In order for an individual to manage their own data they alone need to have complete access, the data must be trusted by third parties as valid (so that it can be used as easily as any physical identifier), and they need a way to grant and rescind scoped access. With blockchain, we have a distributed ledger technology, meant to provide information that no distinct entity controls or manages. Because blockchain utilizes a decentralized network of peers, where the history and current validity is publically auditable, it becomes a neutral, trusted and secure mechanism for self-managed user identity.

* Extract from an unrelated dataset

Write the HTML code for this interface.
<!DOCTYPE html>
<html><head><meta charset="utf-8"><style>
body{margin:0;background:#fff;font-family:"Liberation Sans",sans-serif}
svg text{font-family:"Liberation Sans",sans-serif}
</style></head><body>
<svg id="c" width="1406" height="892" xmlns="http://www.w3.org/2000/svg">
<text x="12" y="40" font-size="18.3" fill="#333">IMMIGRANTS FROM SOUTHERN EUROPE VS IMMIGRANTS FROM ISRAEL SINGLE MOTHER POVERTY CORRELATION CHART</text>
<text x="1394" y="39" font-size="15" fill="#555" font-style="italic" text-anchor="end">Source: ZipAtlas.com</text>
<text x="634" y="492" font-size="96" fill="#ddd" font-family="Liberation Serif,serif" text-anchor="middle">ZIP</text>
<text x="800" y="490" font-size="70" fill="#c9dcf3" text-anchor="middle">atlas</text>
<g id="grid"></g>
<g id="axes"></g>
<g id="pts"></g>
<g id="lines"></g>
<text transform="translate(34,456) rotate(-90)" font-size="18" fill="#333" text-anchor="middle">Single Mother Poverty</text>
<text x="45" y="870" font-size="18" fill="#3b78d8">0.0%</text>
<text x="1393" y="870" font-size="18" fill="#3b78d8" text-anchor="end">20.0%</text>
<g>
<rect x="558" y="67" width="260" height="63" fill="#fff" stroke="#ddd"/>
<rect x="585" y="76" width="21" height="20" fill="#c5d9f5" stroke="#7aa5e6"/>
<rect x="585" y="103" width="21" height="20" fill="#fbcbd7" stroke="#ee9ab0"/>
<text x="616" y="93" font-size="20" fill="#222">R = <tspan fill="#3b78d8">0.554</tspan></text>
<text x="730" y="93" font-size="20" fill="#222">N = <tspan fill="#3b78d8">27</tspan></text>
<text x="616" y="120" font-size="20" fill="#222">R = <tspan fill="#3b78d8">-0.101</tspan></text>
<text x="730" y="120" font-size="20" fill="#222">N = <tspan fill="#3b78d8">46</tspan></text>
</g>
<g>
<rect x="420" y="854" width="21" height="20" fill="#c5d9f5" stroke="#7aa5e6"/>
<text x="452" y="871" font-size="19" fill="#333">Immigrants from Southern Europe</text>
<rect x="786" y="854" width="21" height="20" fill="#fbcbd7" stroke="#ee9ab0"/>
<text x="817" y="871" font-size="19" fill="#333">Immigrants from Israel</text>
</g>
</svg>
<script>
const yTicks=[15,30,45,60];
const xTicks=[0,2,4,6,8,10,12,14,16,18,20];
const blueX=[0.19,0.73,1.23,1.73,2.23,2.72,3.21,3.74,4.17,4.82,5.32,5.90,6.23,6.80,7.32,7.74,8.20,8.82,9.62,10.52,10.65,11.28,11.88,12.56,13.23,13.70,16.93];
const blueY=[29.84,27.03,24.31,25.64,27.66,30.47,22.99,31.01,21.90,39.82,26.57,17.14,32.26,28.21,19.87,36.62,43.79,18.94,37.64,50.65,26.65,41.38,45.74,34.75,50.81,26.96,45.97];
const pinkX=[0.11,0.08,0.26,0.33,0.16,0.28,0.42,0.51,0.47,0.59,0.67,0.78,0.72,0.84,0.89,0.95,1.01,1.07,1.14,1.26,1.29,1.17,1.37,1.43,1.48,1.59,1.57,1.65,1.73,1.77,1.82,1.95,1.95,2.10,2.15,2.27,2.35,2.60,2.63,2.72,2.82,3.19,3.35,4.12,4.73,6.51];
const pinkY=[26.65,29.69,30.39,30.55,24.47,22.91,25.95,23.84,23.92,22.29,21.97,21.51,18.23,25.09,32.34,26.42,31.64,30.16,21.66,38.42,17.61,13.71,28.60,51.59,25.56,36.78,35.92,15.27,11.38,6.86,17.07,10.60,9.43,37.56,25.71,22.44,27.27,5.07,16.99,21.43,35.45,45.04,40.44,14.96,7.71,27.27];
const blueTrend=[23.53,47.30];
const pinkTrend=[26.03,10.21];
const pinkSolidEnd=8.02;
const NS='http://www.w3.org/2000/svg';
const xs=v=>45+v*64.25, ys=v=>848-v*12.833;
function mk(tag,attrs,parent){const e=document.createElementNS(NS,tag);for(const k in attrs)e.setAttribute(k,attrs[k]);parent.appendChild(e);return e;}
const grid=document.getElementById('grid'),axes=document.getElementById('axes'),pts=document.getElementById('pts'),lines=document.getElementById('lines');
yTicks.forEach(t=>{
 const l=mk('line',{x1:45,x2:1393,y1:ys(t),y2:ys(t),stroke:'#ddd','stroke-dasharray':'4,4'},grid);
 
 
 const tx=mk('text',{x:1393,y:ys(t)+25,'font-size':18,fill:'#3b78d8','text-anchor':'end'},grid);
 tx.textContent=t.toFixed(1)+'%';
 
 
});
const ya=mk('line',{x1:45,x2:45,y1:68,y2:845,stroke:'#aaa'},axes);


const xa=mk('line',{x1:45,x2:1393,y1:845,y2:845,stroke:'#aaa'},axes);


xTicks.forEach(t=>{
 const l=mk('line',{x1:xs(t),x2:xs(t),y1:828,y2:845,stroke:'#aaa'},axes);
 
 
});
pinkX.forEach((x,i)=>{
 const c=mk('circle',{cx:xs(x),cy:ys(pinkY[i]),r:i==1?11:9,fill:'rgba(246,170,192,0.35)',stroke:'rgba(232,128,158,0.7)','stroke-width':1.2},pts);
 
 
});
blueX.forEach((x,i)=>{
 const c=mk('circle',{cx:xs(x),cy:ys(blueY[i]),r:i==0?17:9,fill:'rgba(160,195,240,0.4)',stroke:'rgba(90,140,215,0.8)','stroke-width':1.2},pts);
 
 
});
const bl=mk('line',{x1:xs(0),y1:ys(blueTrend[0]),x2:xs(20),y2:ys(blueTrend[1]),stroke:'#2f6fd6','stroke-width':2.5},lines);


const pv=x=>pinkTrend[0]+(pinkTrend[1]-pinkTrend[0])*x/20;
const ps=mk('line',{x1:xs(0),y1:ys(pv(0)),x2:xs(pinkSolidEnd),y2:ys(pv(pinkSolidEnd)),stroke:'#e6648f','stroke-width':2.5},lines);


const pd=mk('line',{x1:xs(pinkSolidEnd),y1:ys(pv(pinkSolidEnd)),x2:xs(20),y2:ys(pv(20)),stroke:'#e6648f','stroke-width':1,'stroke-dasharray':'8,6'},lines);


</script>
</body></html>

By placing both a data storage layer and a key/secret or some other access grant mechanism on top of it, an individual can not only securely store their data, but can now grant and rescind access to processors as needed. Likewise, issuers like trusted governments or licensing agencies, can add identity information to an individual’s blockchain record as permitted or requested by the individual.

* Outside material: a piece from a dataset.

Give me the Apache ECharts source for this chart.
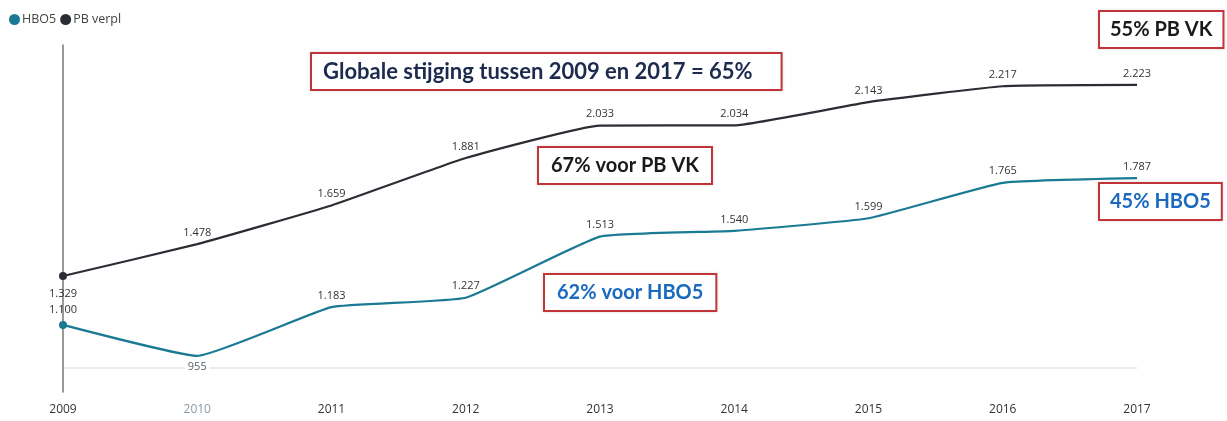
<!DOCTYPE html>
<html>
<head>
<meta charset="utf-8">
<script src="https://cdn.jsdelivr.net/npm/echarts@6/dist/echarts.min.js"></script>
<style>
  html, body { margin: 0; padding: 0; background: #fff; }
  #main { width: 1227px; height: 421px; }
</style>
</head>
<body>
<div id="main"></div>
<script>
var years = ['2009', '2010', '2011', '2012', '2013', '2014', '2015', '2016', '2017']
var hbo5 = [1100, 955, 1183, 1227, 1513, 1540, 1599, 1765, 1787]
var pbVerpl = [1329, 1478, 1659, 1881, 2033, 2034, 2143, 2217, 2223]
var baseLine = 900

var chart = echarts.init(document.getElementById('main'))

// 1.329 style thousands separator
function fmt (v) {
  return String(v).replace(/\B(?=(\d{3})+(?!\d))/g, '.')
}

function firstDotOnly (val, params) {
  return params.dataIndex === 0 ? 8 : 0
}

// callout box with red border
function box (x, y, text, color, size, pad) {
  return {
    type: 'text',
    left: x,
    top: y,
    z: 100,
    style: {
      text: text,
      fill: color,
      font: 'bold ' + (size || 20) + 'px Lato, sans-serif',
      backgroundColor: '#fff',
      borderColor: '#c8363d',
      borderWidth: 2,
      padding: pad || [8, 10, 7, 10],
      shadowColor: 'rgba(0,0,0,0.15)',
      shadowBlur: 3
    }
  }
}

chart.setOption({
  animation: false,
  textStyle: { fontFamily: 'Open Sans, sans-serif' },
  legend: {
    left: 4,
    top: 8,
    itemWidth: 11,
    itemHeight: 11,
    itemGap: 4,
    icon: 'circle',
    textStyle: { fontSize: 12.5, color: '#444', padding: [0, 0, 0, -3] },
    data: ['HBO5', 'PB verpl']
  },
  grid: { left: 63, right: 90, top: 45, bottom: 29 },
  xAxis: {
    type: 'category',
    data: years,
    boundaryGap: false,
    axisLine: { show: false },
    axisTick: { show: false },
    axisLabel: {
      margin: 12,
      fontSize: 12,
      color: '#333',
      formatter: function (v) {
        return v === '2010' ? '{g|' + v + '}' : v
      },
      rich: { g: { color: '#8a9aa6', fontSize: 12 } }
    },
    splitLine: { show: false }
  },
  yAxis: {
    type: 'value',
    min: 786,
    max: 2410,
    axisLine: { show: true, lineStyle: { color: '#777', width: 1.5 } },
    axisTick: { show: false },
    axisLabel: { show: false },
    splitLine: { show: false }
  },
  series: [
    {
      name: 'HBO5',
      type: 'line',
      data: hbo5.map(function (v, i) {
        return i === 1
          ? { value: v, label: { position: 'bottom', distance: 5, color: '#55636e', backgroundColor: '#fff', padding: [0, 3] } }
          : v
      }),
      smooth: 0.12,
      symbol: 'circle',
      symbolSize: firstDotOnly,
      showAllSymbol: true,
      itemStyle: { color: '#1b7a93' },
      lineStyle: { width: 2.2, color: '#1b7a93' },
      label: {
        show: true,
        position: 'top',
        distance: 6,
        fontSize: 11,
        color: '#333',
        formatter: function (p) { return fmt(p.value) }
      },
      labelLayout: { hideOverlap: false },
      markLine: {
        z: 0,
        silent: true,
        symbol: 'none',
        label: { show: false },
        lineStyle: { color: '#ececec', width: 2, type: 'solid' },
        data: [{ yAxis: baseLine }]
      }
    },
    {
      name: 'PB verpl',
      type: 'line',
      data: pbVerpl.map(function (v, i) {
        return i === 0 ? { value: v, label: { position: 'bottom', distance: 8 } } : v
      }),
      smooth: 0.12,
      symbol: 'circle',
      symbolSize: firstDotOnly,
      showAllSymbol: true,
      itemStyle: { color: '#2a2d33' },
      lineStyle: { width: 2.2, color: '#2a2d33' },
      label: {
        show: true,
        position: 'top',
        distance: 6,
        fontSize: 11,
        color: '#333',
        formatter: function (p) { return fmt(p.value) }
      }
    }
  ],
  graphic: [
    box(310, 52, 'Globale stijging tussen 2009 en 2017 = 65%', '#1c2a4d', 22, [7, 28, 6, 11]),
    box(1098, 10, '55% PB VK', '#1a1a1a'),
    box(537, 146, '67% voor PB VK', '#1a1a1a', 20, [8, 12, 7, 12]),
    box(543, 273, '62% voor HBO5', '#1a6abf', 20, [8, 12, 7, 12]),
    box(1098, 182, '45% HBO5', '#1a6abf')
  ]
})
</script>
</body>
</html>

Together, the GDPR and blockchain advocates point to the same thing – the need to fundamentally change the way in which personal data is managed. Both from a principle and practical perspective, the status quo of disparate identity stores managed by social networks, banks, governments and individual websites needs to shift to grant the individual sovereignty over their data. From the perspective of principle, the #individual has an innate right to the information that comprises who they are. From a practical perspective, a single, trusted, portable source of personal data, managed and leveraged by the individual, allows every data issuer and processor a consistent, efficient way to interact with an individual’s digital identity. As both the concept of self-sovereignty and regulation around user control grow, it’s clear that the age of the user is arriving, and the future of digital identity will hinge on technology that best facilitates the right of an individual to own and manage their identity.